Les grandes entreprises discrètes sur le C3P

L’enquête | publié le : 18.04.2017 | Nicolas Lagrange

Les informations délivrées par les employeurs aux IRP sur le compte pénibilité se révèlent peu précises, sauf exception. Il faut dire que le dialogue social sur le sujet reste faible et que de nombreux salariés se trouvent exclus du dispositif.

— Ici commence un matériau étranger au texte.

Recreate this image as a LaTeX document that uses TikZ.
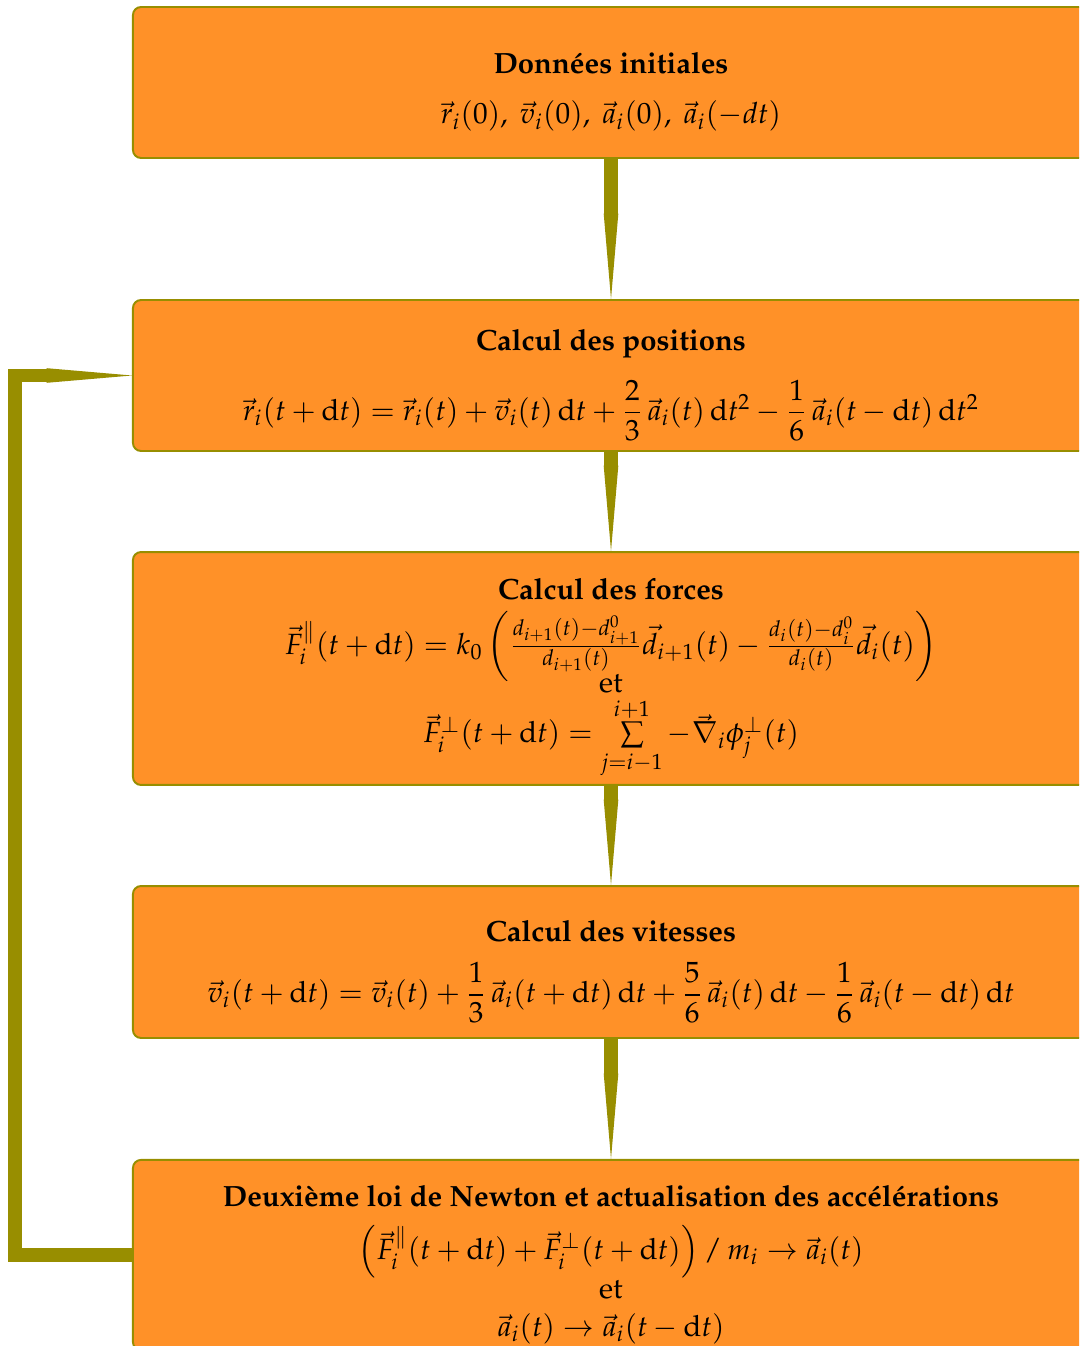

Comment les grandes entreprises ont-elles appliqué les nouvelles règles d’évaluation et de déclaration de la pénibilité ? Difficile à savoir. « Le C3P est rarement, hélas !, un objet de dialogue social, regrette Vincent Bottazzi, secrétaire fédéral de la CFDT métallurgie. Une grande partie des employeurs n’avertissent pas les IRP de leurs démarches et l’appropriation par les représentants du personnel n’a pas été facilitée par des règles à plusieurs vitesses sur la pénibilité, liées à l’instabilité juridique. Cela devrait aller mieux désormais. »

Des représentants qui considèrent souvent, par ailleurs, que le C3P n’est pas un enjeu immédiat, faute pour les salariés de pouvoir cumuler suffisamment de points, pour bénéficier d’une formation longue, passer à temps partiel ou anticiper sa retraite. Pourtant, un salarié proche de l’âge de liquidation peut partir un trimestre plus tôt via le compte pénibilité, s’il a été exposé à deux critères durant une seule année. Autre facteur de désintérêt pour le C3P : l’existence de dispositifs internes de cessation anticipée d’activités, la plupart du temps plus favorables. En fait, les deux mécanismes se recoupent parfois, mais en partie seulement. D’où l’accord signé par Solvay en décembre 2015 qui prévoit que les salariés exposés au travail de nuit peuvent cesser le travail jusqu’à deux ans avant leur retraite, déduction faite des éventuels trimestres validés grâce au compte pénibilité.

Chez Spie Est, « après la mise en place des premiers critères, le C3P n’a pas donné lieu à des discussions avec la direction, ni à un bilan, constate Gérard Neis, DSC CGT. De plus, peu de salariés sont concernés car les seuils sont très élevés, la polyvalence des tâches réduit leur niveau d’exposition, et la pénibilité est en partie reportée sur les intérimaires et les sous-traitants, moins suivis que les autres salariés. » Dans d’autres entreprises, certains syndicats suspectent les employeurs de rester discrets sur le C3P en espérant sa disparition après la présidentielle, ou par crainte d’alimenter les tensions entre les salariés exposés et les autres.

Communication des informations

Les déclarations ont-elles toujours été faites ? Beaucoup de représentants syndicaux le pensent, quelques-uns en doutent. Ils pourront le vérifier dans le DUER, le bilan social voire la base de données économiques et sociales, où doit figurer la proportion de salariés exposés. Chez Auchan, l’information a été communiquée aux IRP : « Près de 10 % de l’effectif est concerné par les seuils, notamment en ce qui concerne le travail de nuit pour la mise en rayon, le bruit ou encore les vibrations », souligne Guy Laplatine, DSC CFDT. De son côté, Total comptabilisait « plus de 1 000 salariés exposés à fin 2015 sur le périmètre de l’UES Raffinage pétrochimie, soit 18 % de l’effectif, précise Teddy Hameau, DSC CFDT. La commission HSE du CCE a été informée en septembre dernier ».

Le groupe Michelin a communiqué de manière plus précise lors du CCE du 30 mars, rapporte Laurent Bador, DS CFDT, indiquant que « 4 438 salariés ont été exposés à un critère de pénibilité en 2016 et 827 à plusieurs critères sur un peu plus de 10 000 opérateurs en France, avec le détail par critère ». Quant aux plans de prévention de la pénibilité, souvent antérieurs à la loi instituant le C3P, ils ont rarement été ajustés depuis par les entreprises. À l’exception notable du groupe Casino, qui a évalué les postes pénibles entre août 2015 et mars 2016, puis signé un accord en décembre dernier comportant de nouveaux plans d’actions.